Your Birthday Today A combination of hubris, treachery, and everyday low prices will soon mark the end of your reign as Mattress King.
Aries There's nothing quite like the love of a real woman. Then again, if the plaster sets properly and the paint dries evenly, you'll have the next best thing.
Taurus The answer you've been searching for lies right in front of your face, though it's difficult to make out with all that cheesecake in the way.
Gemini You didn't get into plumbing for the fame, the fortune, or the women. But one severely backed-up toilet will soon change all of that.
Cancer Turns out beauty marks are smaller than a grapefruit in size, are generally symmetrical in shape, and don't grow at the base of one's brain.
Leo You'll fail to find happiness at the bottom of a bottle this week, but by that point you'll be too drunk to really care.
Virgo All of your sins will come back to haunt you— especially those involving boomerangs, tether-balls, and vengeful homing pigeons.

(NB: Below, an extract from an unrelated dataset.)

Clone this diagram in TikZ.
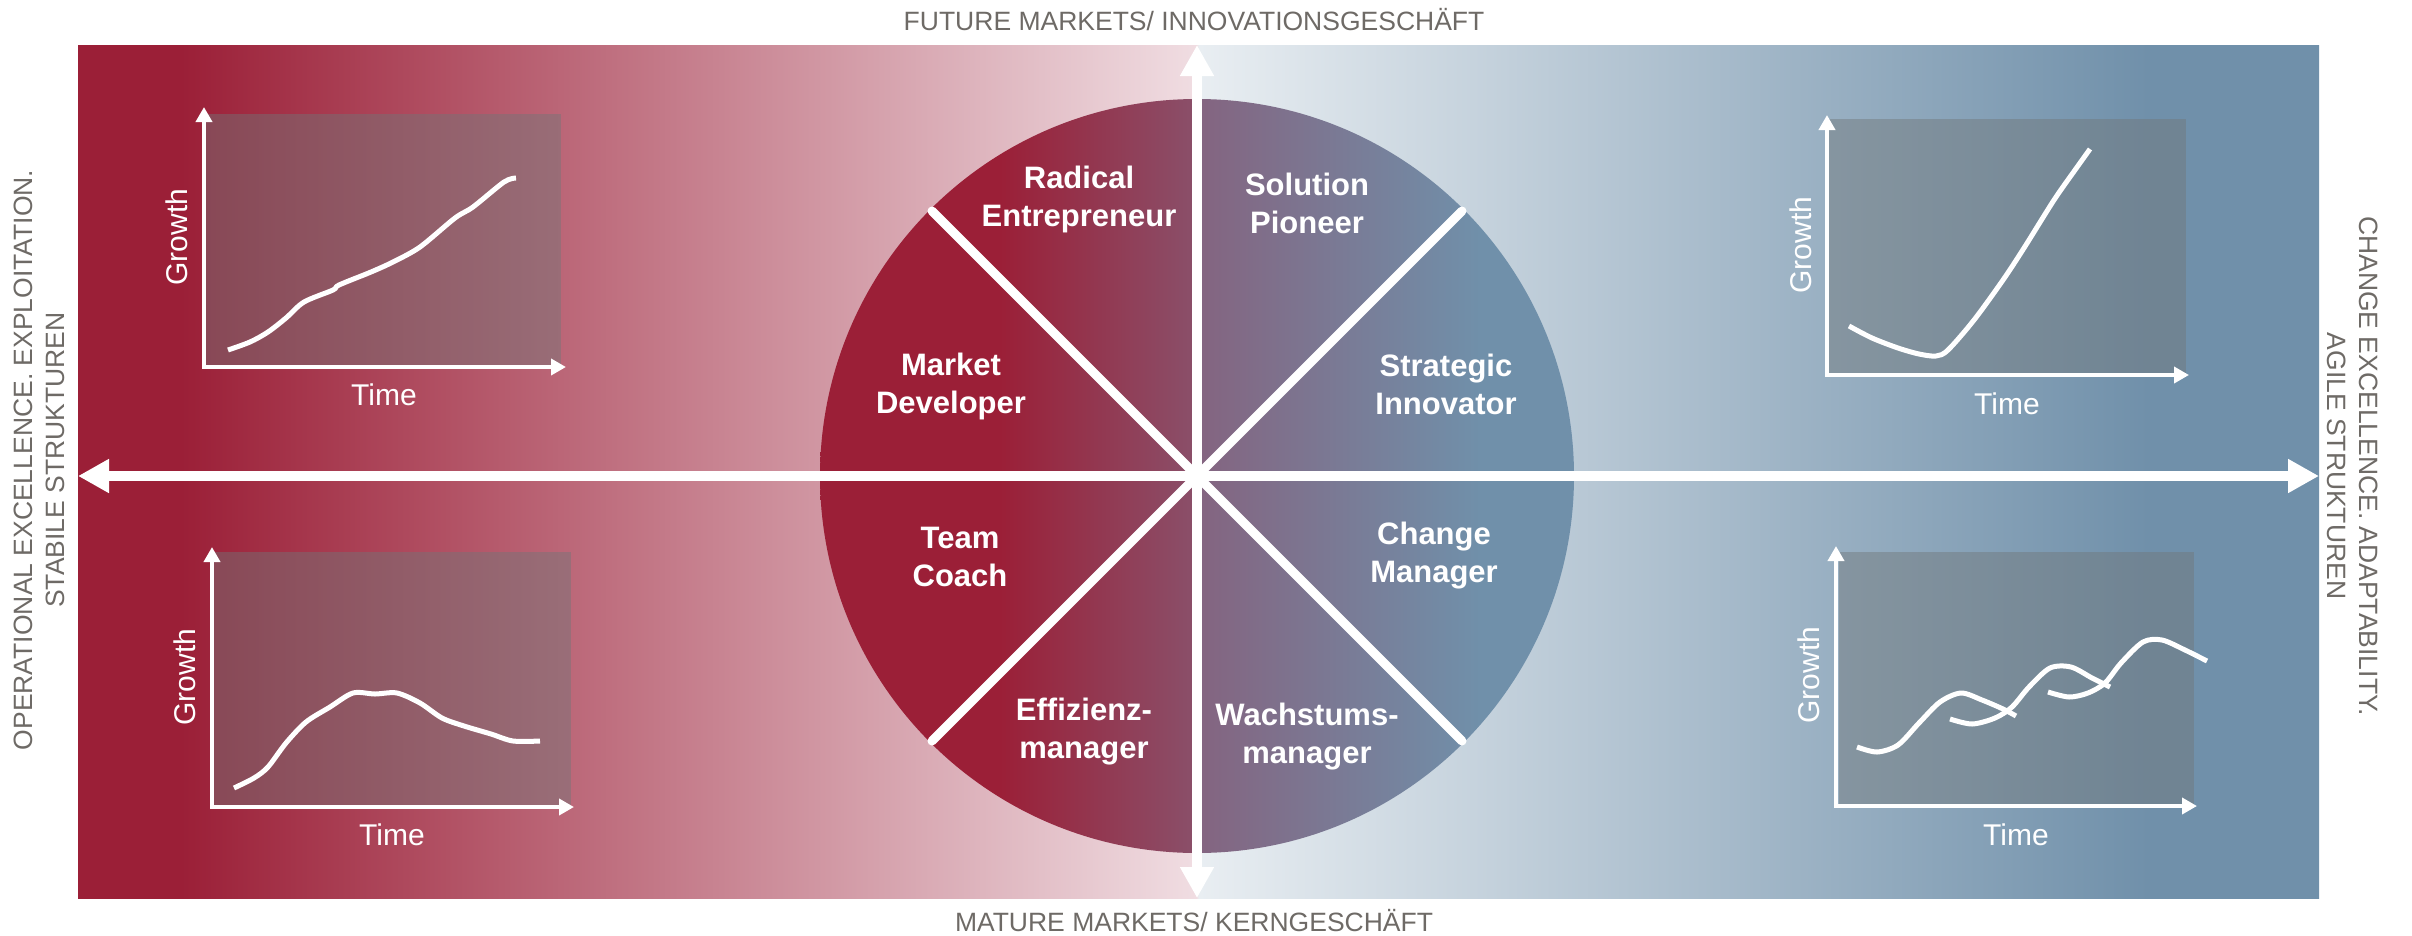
\documentclass[tikz,border=0pt]{standalone}
\usepackage{fontspec}
\setmainfont{Liberation Sans}
\usetikzlibrary{arrows.meta, positioning}
\definecolor{crimson}{RGB}{155, 31, 55}
\definecolor{blushwhite}{RGB}{240, 221, 226}
\definecolor{mistwhite}{RGB}{233, 238, 242}
\definecolor{steelblue}{RGB}{112, 144, 170}
\definecolor{mauve}{RGB}{138, 80, 106}
\definecolor{dusk}{RGB}{132, 100, 128}
\definecolor{labelgray}{RGB}{110, 106, 102}
\definecolor{panelgray}{RGB}{112, 118, 120}
\pgfdeclarehorizontalshading{backdrop}{100bp}{color(0bp)=(crimson); color(27.3bp)=(crimson); color(49.95bp)=(blushwhite); color(50bp)=(mistwhite); color(71.2bp)=(steelblue); color(100bp)=(steelblue)}
\pgfdeclarehorizontalshading{rolefill}{100bp}{color(0bp)=(crimson); color(36.9bp)=(crimson); color(49.95bp)=(mauve); color(50.05bp)=(dusk); color(68.8bp)=(steelblue); color(100bp)=(steelblue)}

\begin{document}
\begin{tikzpicture}[
    x=1pt, y=-1pt,
    mainaxis/.style={white, line width=10pt, {Triangle[length=31pt, width=32pt]}-{Triangle[length=31pt, width=32pt]}},
    divider/.style={white, line width=9pt, line cap=round},
    chartaxis/.style={white, line width=4.5pt, {Triangle[length=15pt, width=16pt]}-{Triangle[length=15pt, width=16pt]}},
    panel/.style={fill=panelgray, fill opacity=0.45},
    curve/.style={white, line width=5pt, line join=round},
    role/.style={text=white, font=\bfseries\fontsize{31}{38}\selectfont, align=center},
    axislabel/.style={text=white, font=\fontsize{30}{36}\selectfont},
    edgelabel/.style={text=labelgray, font=\fontsize{26.5}{32}\selectfont, align=center}
]
\useasboundingbox (0,0) rectangle (2412,935);

% Background
\shade[shading=backdrop] (78,45) rectangle (2319,898);

% Role circle
\coordinate (hub) at (1197,476);
\shade[shading=rolefill] (hub) circle[radius=377pt];

% Dividers
\coordinate (nw) at (932,211);
\coordinate (se) at (1462,741);
\coordinate (ne) at (1462,211);
\coordinate (sw) at (932,741);
\draw[divider] (nw) -- (se);
\draw[divider] (ne) -- (sw);

% Axes
\coordinate (north) at (1197,45);
\coordinate (south) at (1197,898);
\coordinate (west) at (78,476);
\coordinate (east) at (2319,476);
\draw[mainaxis] (west) -- (east);
\draw[mainaxis] (south) -- (north);

% Roles
\node[role] (radical) at (1079,199) {Radical\\Entrepreneur};
\node[role] (solution) at (1307,203) {Solution\\Pioneer};
\node[role] (market) at (951,386) {Market\\Developer};
\node[role] (strategic) at (1446,384) {Strategic\\Innovator};
\node[role] (team) at (960,557) {Team\\Coach};
\node[role] (changemgr) at (1434,556) {Change\\Manager};
\node[role] (effizienz) at (1084,732) {Effizienz-\\manager};
\node[role] (wachstum) at (1307,737) {Wachstums-\\manager};

% Chart top left
\fill[panel] (205,114) rectangle (561,367);
\coordinate (tl-o) at (204,367);
\coordinate (tl-y) at (204,107);
\coordinate (tl-x) at (566,367);
\draw[chartaxis] (tl-y) -- (tl-o) -- (tl-x);
\node[axislabel, rotate=90] (tl-growth) at (177,237) {Growth};
\node[axislabel] (tl-time) at (384,395) {Time};
\draw[curve] plot[smooth] coordinates {(228,350) (250,342) (268,332) (286,318) (304,302) (333,290) (339,285) (371,272) (393,262) (420,247) (455,218) (473,207) (504,182) (516,178)};

% Chart bottom left
\fill[panel] (214,552) rectangle (571,805);
\coordinate (bl-o) at (212,807);
\coordinate (bl-y) at (212,547);
\coordinate (bl-x) at (574,807);
\draw[chartaxis] (bl-y) -- (bl-o) -- (bl-x);
\node[axislabel, rotate=90] (bl-growth) at (185,677) {Growth};
\node[axislabel] (bl-time) at (392,835) {Time};
\draw[curve] plot[smooth] coordinates {(234,788) (254,778) (268,767) (286,743) (306,722) (330,707) (353,693) (375,694) (397,693) (420,703) (442,718) (464,726) (491,734) (513,741) (540,741)};

% Chart top right
\fill[panel] (1828,119) rectangle (2186,375);
\coordinate (tr-o) at (1827,375);
\coordinate (tr-y) at (1827,115);
\coordinate (tr-x) at (2189,375);
\draw[chartaxis] (tr-y) -- (tr-o) -- (tr-x);
\node[axislabel, rotate=90] (tr-growth) at (1801,245) {Growth};
\node[axislabel] (tr-time) at (2007,404) {Time};
\draw[curve] plot[smooth] coordinates {(1849,326) (1872,338) (1898,348) (1919,354) (1936,356) (1948,350) (1974,320) (2003,280) (2024,248) (2054,200) (2075,170) (2090,149)};

% Chart bottom right
\fill[panel] (1839,552) rectangle (2194,804);
\coordinate (br-o) at (1836,806);
\coordinate (br-y) at (1836,546);
\coordinate (br-x) at (2197,806);
\draw[chartaxis] (br-y) -- (br-o) -- (br-x);
\node[axislabel, rotate=90] (br-growth) at (1809,675) {Growth};
\node[axislabel] (br-time) at (2016,835) {Time};
\draw[curve] plot[smooth] coordinates {(1857,747) (1877,752) (1898,745) (1919,723) (1940,702) (1961,693) (1982,700) (2003,709) (2016,716)};
\draw[curve] plot[smooth] coordinates {(1950,719) (1972,724) (1995,718) (2012,707) (2029,687) (2050,668) (2071,667) (2092,678) (2110,687)};
\draw[curve] plot[smooth] coordinates {(2048,692) (2069,697) (2088,693) (2105,683) (2121,663) (2143,642) (2162,640) (2185,650) (2207,661)};

% Edge labels
\node[edgelabel, anchor=base] (future) at (1194,30) {FUTURE MARKETS/ INNOVATIONSGESCHÄFT};
\node[edgelabel, anchor=base] (mature) at (1194,931) {MATURE MARKETS/ KERNGESCHÄFT};
\node[edgelabel, rotate=90] (operational) at (39,460) {OPERATIONAL EXCELLENCE. EXPLOITATION.\\STABILE STRUKTUREN};
\node[edgelabel, rotate=-90] (changeexc) at (2353,466) {CHANGE EXCELLENCE. ADAPTABILITY.\\AGILE STRUKTUREN};

\end{tikzpicture}
\end{document}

Libra Your financial situation takes a turn for the worse this week when that damn quarter slips loose and falls behind a sofa cushion.
Scorpio Sometimes the truth can be difficult to hear. Thankfully, a battery-operated megaphone will make your past failures crystal clear.
Sagittarius Yelling "shark" and running around in a panic will only get you hurt, especially if you keep doing it at shady pool halls.
Capricorn Your attempt to vandalize a series of 16th-century paintings will fail this week, since most already feature handlebar mustaches, wispy goatees, and racial epithets aimed at the Jews.
Aquarius No amount of rope can hold you back. Unless, of course, it's suspended from the ceiling of a middle-school gym.
Pisces After everything is said and done, you'll continue to prattle on like a fucking idiot.